Partitioned Regression

Partition

\[\bX = \begin{bmatrix} \bX_1 & \bX_2 \end{bmatrix}\]

and

\[\bbeta = \begin{bmatrix} \bbeta_1 \\ \bbeta_2 \end{bmatrix} .\]

Then the regression model can be rewritten as

\[\begin{align} \label{eq-partition} \by = \bX_1\bbeta_1 + \bX_2\bbeta_2 + \bu . \end{align}\]

The least-squares estimator $(\hat{\bbeta}_1, \hat{\bbeta}_2)$ has the algebraic solution

\[\begin{aligned} \hat{\bbeta}_1 &= (\bX_1'\bM_2\bX_2)^{-1}(\bX_1'\bM_2\by) \\ \hat{\bbeta}_2 &= (\bX_2'\bM_1\bX_1)^{-1}(\bX_2'\bM_1\by) \\ \end{aligned}\]

where

\[\bM_1 = \mathbf{I}_n - \bX_1(\bX_1'\bX_1)^{-1}\bX_1'\]

is the orthogonal projection matrix (residual maker) for $\bX_1,$ and

\[\bM_2 = \mathbf{I}_n - \bX_2(\bX_2'\bX_2)^{-1}\bX_2'\]

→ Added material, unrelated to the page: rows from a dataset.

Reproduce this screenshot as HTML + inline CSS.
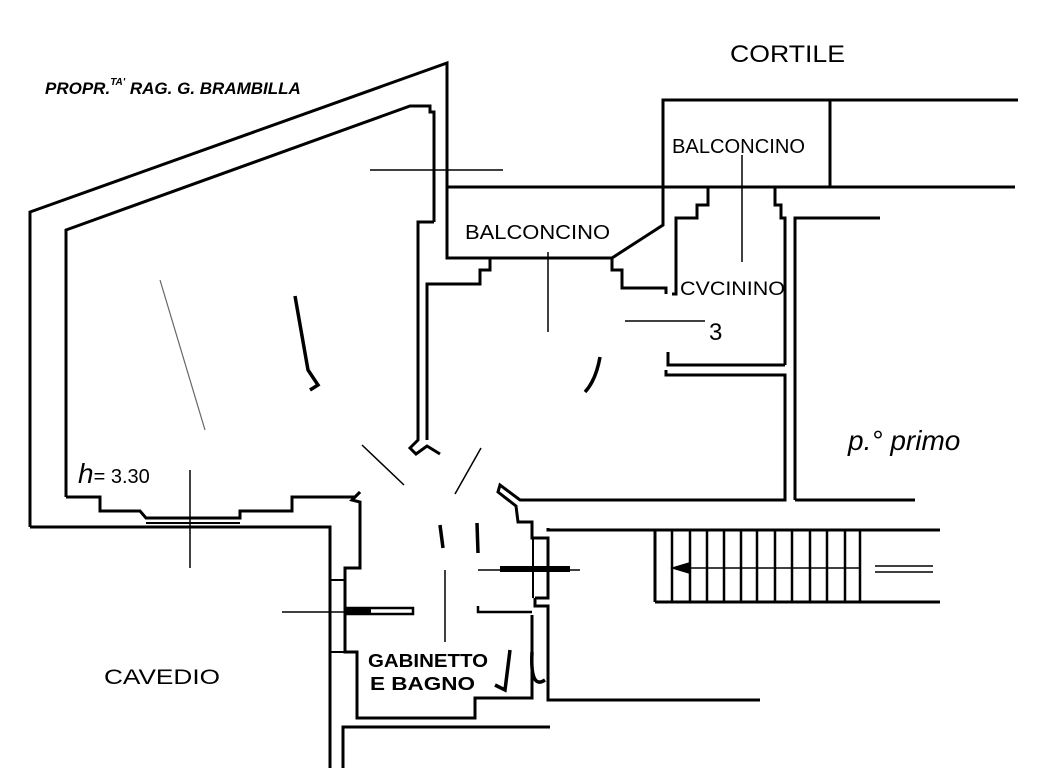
<!DOCTYPE html>
<html><head><meta charset="utf-8"><style>
html,body{margin:0;padding:0;background:#fff;}
svg{display:block}
text{font-family:"Liberation Sans",sans-serif;fill:#000}
</style></head><body>
<svg width="1052" height="768" viewBox="0 0 1052 768" xmlns="http://www.w3.org/2000/svg">
<g fill="none" stroke="#000" stroke-width="3" stroke-linejoin="miter">
<polyline points="30,527 30,212 447,63 447,190"/>
<polyline points="330,768 330,527 30,527"/>
<polyline points="66,497 66,230 410,106 430,106 430,112 434,112 434,222"/>
<polyline points="66,497 100,497 100,511 140,511 146,518 240,518 240,511 292,511 292,497 355,497 360,492"/>
<line x1="146" y1="523" x2="240" y2="523" stroke-width="2"/>
<polyline points="447,190 447,258 612,258 663,225 663,187"/>
<line x1="447" y1="187" x2="1015" y2="187"/>
<polyline points="663,187 663,100 1018,100"/>
<line x1="830" y1="100" x2="830" y2="187"/>
<polyline points="434,222 418,222 418,440 410,448 416,454 427,446 440,454"/>
<polyline points="427,440 427,284 480,284 480,270 490,270 490,258"/>
<polyline points="612,258 612,270 622,270 622,288 666,288 666,294"/>
<polyline points="672,294 676,294 676,218 697,218 697,205 708,205 708,187"/>
<polyline points="775,187 775,205 781,205 781,218 785,218 785,365"/>
<polyline points="795,500 795,218 880,218"/>
<polyline points="668,352 668,365 785,365"/>
<polyline points="666,370 666,375 785,375 785,500 520,500 500,485 498,492 516,506 518,522 532,522 532,528"/>
<line x1="795" y1="500" x2="915" y2="500"/>
<polyline points="548,528 548,530 940,530"/>
<line x1="655" y1="602" x2="940" y2="602"/>
<line x1="655" y1="530" x2="655" y2="602"/>
<polyline points="360,492 352,500 360,502 360,568 345,568 345,652 357,652 357,718 475,718 475,698 532,698 532,615"/>
<line x1="345" y1="580" x2="330" y2="580" stroke-width="2"/>
<line x1="345" y1="652" x2="330" y2="652" stroke-width="2"/>
<polyline points="343,768 343,727 550,727"/>
<polyline points="532,528 532,538 548,538 548,598 535,598"/>
<polyline points="535,598 535,606 548,606 548,700 760,700"/>
<line x1="533" y1="538" x2="533" y2="598" stroke-width="2"/>
<rect x="345" y="608" width="68" height="6" stroke-width="2.5"/>
<polyline points="478,606 478,612 532,612" stroke-width="2.5"/>
</g>
<g stroke="#000" stroke-width="2.5">
<line x1="672" y1="530" x2="672" y2="602"/><line x1="690" y1="530" x2="690" y2="602"/>
<line x1="707" y1="530" x2="707" y2="602"/><line x1="724" y1="530" x2="724" y2="602"/>
<line x1="741" y1="530" x2="741" y2="602"/><line x1="757" y1="530" x2="757" y2="602"/>
<line x1="775" y1="530" x2="775" y2="602"/><line x1="792" y1="530" x2="792" y2="602"/>
<line x1="810" y1="530" x2="810" y2="602"/><line x1="827" y1="530" x2="827" y2="602"/>
<line x1="845" y1="530" x2="845" y2="602"/><line x1="860" y1="530" x2="860" y2="602"/>
</g>
<g stroke="#000" stroke-width="1.5">
<line x1="675" y1="568" x2="860" y2="568"/>
<line x1="370" y1="170" x2="503" y2="170"/>
<line x1="548" y1="252" x2="548" y2="332"/>
<line x1="742" y1="155" x2="742" y2="262"/>
<line x1="625" y1="321" x2="705" y2="321"/>
<line x1="190" y1="470" x2="190" y2="568"/>
<line x1="362" y1="445" x2="404" y2="485"/>
<line x1="481" y1="448" x2="455" y2="494"/>
<line x1="445" y1="570" x2="445" y2="642"/>
<line x1="282" y1="612" x2="345" y2="612"/>
<line x1="478" y1="570" x2="580" y2="570"/>
<line x1="875" y1="566" x2="933" y2="566"/>
<line x1="875" y1="572" x2="933" y2="572"/>
</g>
<polygon points="670,568 690,562 690,574" fill="#000"/>
<rect x="500" y="566" width="70" height="6" fill="#000"/>
<rect x="346" y="609" width="25" height="5" fill="#000"/>
<g stroke="#000" stroke-width="3.5" fill="none">
<line x1="440" y1="525" x2="443" y2="548"/>
<line x1="477" y1="523" x2="478" y2="553"/>
<path d="M295,296 L308,370 L318,385 L310,390"/>
<path d="M600,357 Q596,380 585,392"/>
<path d="M532,652 Q530,690 545,680"/>
<path d="M510,650 L505,690 L495,685"/>
</g>
<g stroke="#666" stroke-width="1.2" fill="none">
<line x1="160" y1="280" x2="205" y2="430"/>
</g>
<text x="730" y="62" font-size="24" textLength="115" lengthAdjust="spacingAndGlyphs">CORTILE</text>
<text x="45" y="94" font-size="17" font-style="italic" font-weight="bold">PROPR.<tspan font-size="10" dy="-9">TA'</tspan><tspan dy="9"> RAG. G. BRAMBILLA</tspan></text>
<text x="465" y="239" font-size="20" textLength="145" lengthAdjust="spacingAndGlyphs">BALCONCINO</text>
<text x="672" y="153" font-size="20" textLength="133" lengthAdjust="spacingAndGlyphs">BALCONCINO</text>
<text x="680" y="295" font-size="19" textLength="105" lengthAdjust="spacingAndGlyphs">CVCININO</text>
<text x="709" y="340" font-size="24">3</text>
<text x="104" y="684" font-size="21" textLength="116" lengthAdjust="spacingAndGlyphs">CAVEDIO</text>
<text x="368" y="667" font-size="18" font-weight="bold" textLength="120" lengthAdjust="spacingAndGlyphs">GABINETTO</text>
<text x="370" y="690" font-size="18" font-weight="bold" textLength="105" lengthAdjust="spacingAndGlyphs">E BAGNO</text>
<text x="848" y="450" font-size="28" font-style="italic">p.° primo</text>
<text x="78" y="483" font-size="20"><tspan font-size="28" font-style="italic">h</tspan>= 3.30</text>
</svg>
</body></html>
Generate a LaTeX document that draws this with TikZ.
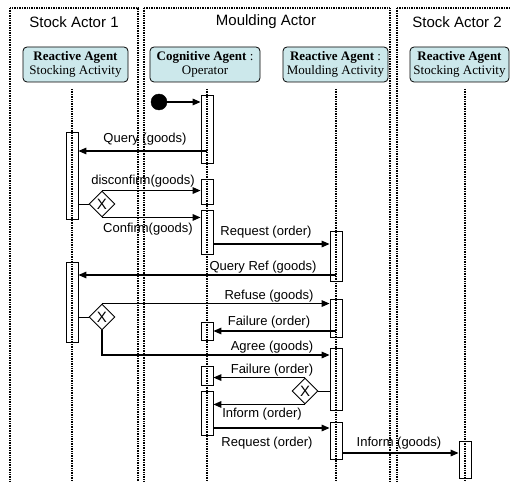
\documentclass[tikz,border=0pt]{standalone}
\usepackage{fontspec}
\setmainfont{Liberation Serif}
\setsansfont{Liberation Sans}
\usetikzlibrary{arrows.meta,shapes.geometric}
\definecolor{agentfill}{RGB}{204,232,235}
\begin{document}
\begin{tikzpicture}[x=1pt, y=-1pt, lane/.style = {draw, dash pattern=on 1pt off 0.7pt, line width=1.4pt},
		agent/.style = {draw, line width=0.8pt, rounded corners=4pt, fill=agentfill, minimum width=105, minimum height=35, align=center, inner sep=1pt, font=\fontsize{13}{14.5}\selectfont},
		life/.style = {dash pattern=on 1pt off 0.7pt, line width=2pt}, bar/.style = {draw, line width=0.8pt, minimum width=12, inner sep=0},
		choice/.style = {draw, diamond, shape aspect=1, fill=white, line width=0.9pt, minimum size=26, inner sep=0, font=\sffamily\fontsize{15}{15}\selectfont},
		msg/.style = {-{Triangle[length=8pt,width=6.5pt]}, line width=1.5pt},
		lbl/.style = {font=\sffamily\fontsize{13}{13}\selectfont, inner sep=0}, title/.style = {font=\sffamily\fontsize{15}{15}\selectfont}]
			\useasboundingbox (0,0) rectangle (510,481);
			\draw[lane] (10,8) rectangle (138,490);
			\draw[lane] (144,8) rectangle (390,490);
			\draw[lane] (397,8) rectangle (530,490);
			\node[title] (t1) at (74,22) {Stock Actor 1};
			\node[title] (t2) at (266,22) {Moulding Actor};
			\node[title] (t3) at (457,22) {Stock Actor 2};
			\node[agent] (a1) at (75.5,64.5) {\textbf{Reactive Agent}\\Stocking Activity};
			\node[agent, minimum width=110] (a2) at (205,64.5) {\textbf{Cognitive Agent} :\\Operator};
			\node[agent] (a3) at (335.5,64.5) {\textbf{Reactive Agent} :\\Moulding Activity};
			\node[agent, minimum width=99] (a4) at (459.5,64.5) {\textbf{Reactive Agent}\\Stocking Activity};
			\node[bar, minimum height=87] (s1a) at (72,175.5) {};
			\node[bar, minimum height=80] (s1b) at (72,302) {};
			\node[bar, minimum height=68] (ca) at (207,129) {};
			\node[bar, minimum height=25] (cb) at (207,191.5) {};
			\node[bar, minimum height=44] (cc) at (207,232) {};
			\node[bar, minimum height=18] (cd) at (207,331) {};
			\node[bar, minimum height=19] (ce) at (207,375.5) {};
			\node[bar, minimum height=44] (cf) at (207,413) {};
			\node[bar, minimum height=50] (m1) at (336,256) {};
			\node[bar, minimum height=38] (m2) at (336,318) {};
			\node[bar, minimum height=62] (m3) at (336,379) {};
			\node[bar, minimum height=37] (m4) at (336,440.5) {};
			\node[bar, minimum height=37] (s2) at (465,459.5) {};
			\draw[life] (s1a |- 0,89) -- (s1a |- 0,490);
			\draw[life] (ca |- 0,89) -- (ca |- 0,490);
			\draw[life] (m1 |- 0,89) -- (m1 |- 0,490);
			\draw[life] (s2 |- 0,89) -- (s2 |- 0,490);
			\node[draw, circle, fill, minimum size=16, inner sep=0] (start) at (159,102) {};
			\node[choice] (d1) at (102,204) {X};
			\node[choice] (d2) at (102,317) {X};
			\node[choice] (d3) at (305,391) {X};
			\draw[msg] (start) -- (start -| ca.west);
			\draw[msg] (ca |- 0,151) -- (s1a.east |- 0,151);
			\draw[line width=0.9pt] (d1.west -| s1a.east) -- (d1.west);
			\draw[msg] (d1.north) -- (d1.north -| cb.west);
			\draw[msg] (d1.south) -- (d1.south -| cc.west);
			\draw[msg] (cc.east |- 0,244) -- (m1.west |- 0,244);
			\draw[msg] (m1 |- 0,275) -- (s1b.east |- 0,275);
			\draw[line width=0.9pt] (d2.west -| s1b.east) -- (d2.west);
			\draw[msg] (d2.north) -- (d2.north -| m2.west);
			\draw[msg] (cd.east -| m2.center) -- (cd.east);
			\draw[msg] (d2.south) |- (m3.west |- 0,355);
			\draw[line width=0.9pt] (d3.east -| m3.west) -- (d3.east);
			\draw[msg] (d3.north) -- (d3.north -| ce.east);
			\draw[msg] (d3.south) -- (d3.south -| cf.east);
			\draw[msg] (cf.east |- 0,428) -- (m4.west |- 0,428);
			\draw[msg] (m4.east |- 0,453) -- (s2.west |- 0,453);
			\node[lbl] (l1) at (145,139) {Query (goods)};
			\node[lbl] (l2) at (143,181) {disconfirm(goods)};
			\node[lbl] (l3) at (148,229) {Confirm(goods)};
			\node[lbl] (l4) at (266,232) {Request (order)};
			\node[lbl] (l5) at (263,267) {Query Ref (goods)};
			\node[lbl] (l6) at (269,296) {Refuse (goods)};
			\node[lbl] (l7) at (269,322) {Failure (order)};
			\node[lbl] (l8) at (272,347) {Agree (goods)};
			\node[lbl] (l9) at (272,370) {Failure (order)};
			\node[lbl] (l10) at (262,414) {Inform (order)};
			\node[lbl] (l11) at (267,443) {Request (order)};
			\node[lbl] (l12) at (399,443) {Inform (goods)};
		\end{tikzpicture}
\end{document}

is the orthogonal projection matrix (residual maker) for $\bX_2.$

Since the residual make is idempotent, $\bM_1 = \bM_1\bM_1$ and thus

\[\begin{split} \hat{\bbeta}_2 &= (\bX_2'\bM_1\bX_1)^{-1}(\bX_2'\bM_1\by) \\ &= (\bX_2'\bM_1\bM_1\bX_1)^{-1}(\bX_2'\bM_1\bM_1\by) \\ &= (\widetilde{\bX}_2'\widetilde{\bX})^{-1} (\widetilde{\bX}_2' \widetilde{\bu}_1) \end{split}\]

where

\[\widetilde{\bX}_2 = \bM_1 \bX_2,\]

the columns of $\bX_2$ are the least-squares residuals from the regressions of the columns of $\bX_2$ on $\bX_1.$ And

\[\widetilde{\bu}_1 = \bM_1\by ,\]

which is the least-squares residual from a regression of $\by$ on $\bX_1.$

Frisch-Waugh-Lovell (FWL) Theorem
In the model $\eqref{eq-partition},$ the OLS estimator of $\bbeta_2$ and the OLS residuals $ \hat{\bu}$ may be computed via the following algorithm:

Regress $\by$ on $\bX_1,$ obtain the residuals $\widetilde{\bu}_1$;
Regress $\bX_2$ on $\bX_1,$ obtain the residuals $\widetilde{\bX}_2$;
Regress $\widetilde{\bu}_1$ on $\widetilde{\bX}_2$, obtain the OLS estimates $\bbeta_2$ and residuals $\hat{\bu}$.